Daniel Bryan: How ‘The Yes Movement’ May Have Killed His Wrestling Career

Daniel Bryan fans are still reeling from his tear-jerking announcement on last Monday night’s episode of Raw. (You can relive most of it in the video clip below.)

To thousands of disapproving WWE fans in attendance and the likely millions watching at home, the company’s most popular performer confessed what I’ve suspected for quite some time.

His wrestling career may be finished.

That’s certainly not to say he’s done with the WWE. If it’s true that he can no longer wrestle as doctors have speculated, he would have a much more lucrative career staying in Stamford as an on-air personality or, as Bleacher Report suggests, a NXT trainer, than venturing out to Parts Unknown.

Those positions would continue to earn him a well-deserved paycheck, though it probably isn’t how his more rabid fans — the “Yes Movement” — want to see him go out.

But if you count yourself among that group, it’s important to realize that you may have some culpability in where Daniel now finds himself in his career.

Look at the way you pushed and pushed for a Daniel Bryan return and at the way you reacted when the WWE finally relented and brought him back to the ring.

The McMahons received so much criticism from the Yes Movement for not utilizing Bryan in a proper way. They strong-armed the company into putting the belt on Daniel at Wrestlemania 30, and when he sustained an injury that put him out of action for months, they railed against most of the company’s creative decisions that soon followed.

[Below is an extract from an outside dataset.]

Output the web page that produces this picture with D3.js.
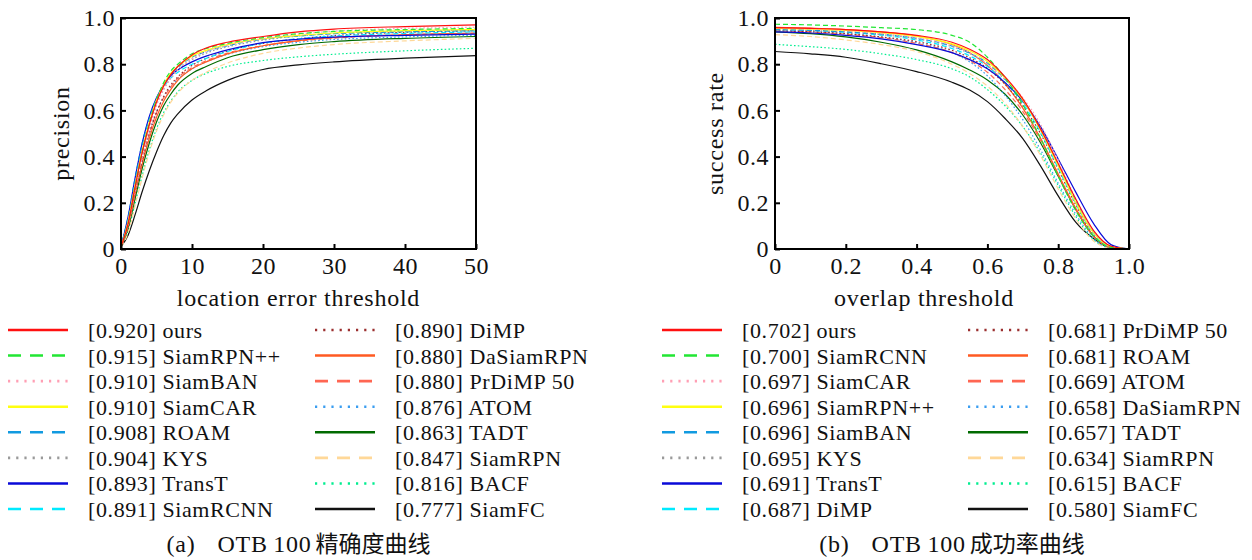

The constant second-guessing of pushing Roman Reigns — the incessant booing of John Cena — the outrage at how Bryan was handled in the Royal Rumble and later when he went one-on-one with Reigns at this year’s Fastlane event — it all added up to one thing.

The Yes Movement didn’t just want Daniel Bryan back. They wanted him back and at the top, and they were ready to bully WWE into submission even if it meant their guy wasn’t ready to actually be back.

As fans, it’s easy to look at what the company does with its superstars and armchair-quarterback a million reasons why this-or-that is stupid and how everyone in WWE Creative should be fired.

It’s difficult to exercise patience, but more often than not, it’s best that we do.

If Daniel Bryan fans hadn’t put all this undue pressure on WWE and the man himself to come back before he was ready, his injuries may have had more time to heal instead of growing worse.

That’s not to say it’s all your fault for where Daniel Bryan now is, but it’s certainly a factor. Remember that the next time you cancel your subscription or refuse to ever watch the product again because your guy isn’t the guy.

Sometimes, WWE really does know what is best for business, and it would probably be in your best interests — as well as your favorite superstar’s — to stop making so many unrealistic demands and to simply sit back and see where the show takes you.

You may not always get Daniel Bryan or [insert favorite superstar here] when you want him and at the level you want him, but by sitting back and having a little more patience, you might actually give them time to heal and have them around for a lot longer than you would otherwise.

Daniel Bryan is just 34-years-old. His career should be in its prime, and now he’s facing the very real possibility that it’s all over in part because some of you were too impatient to go with the flow. You had to dictate the story, and that story is looking less and less like it will have a happy ending.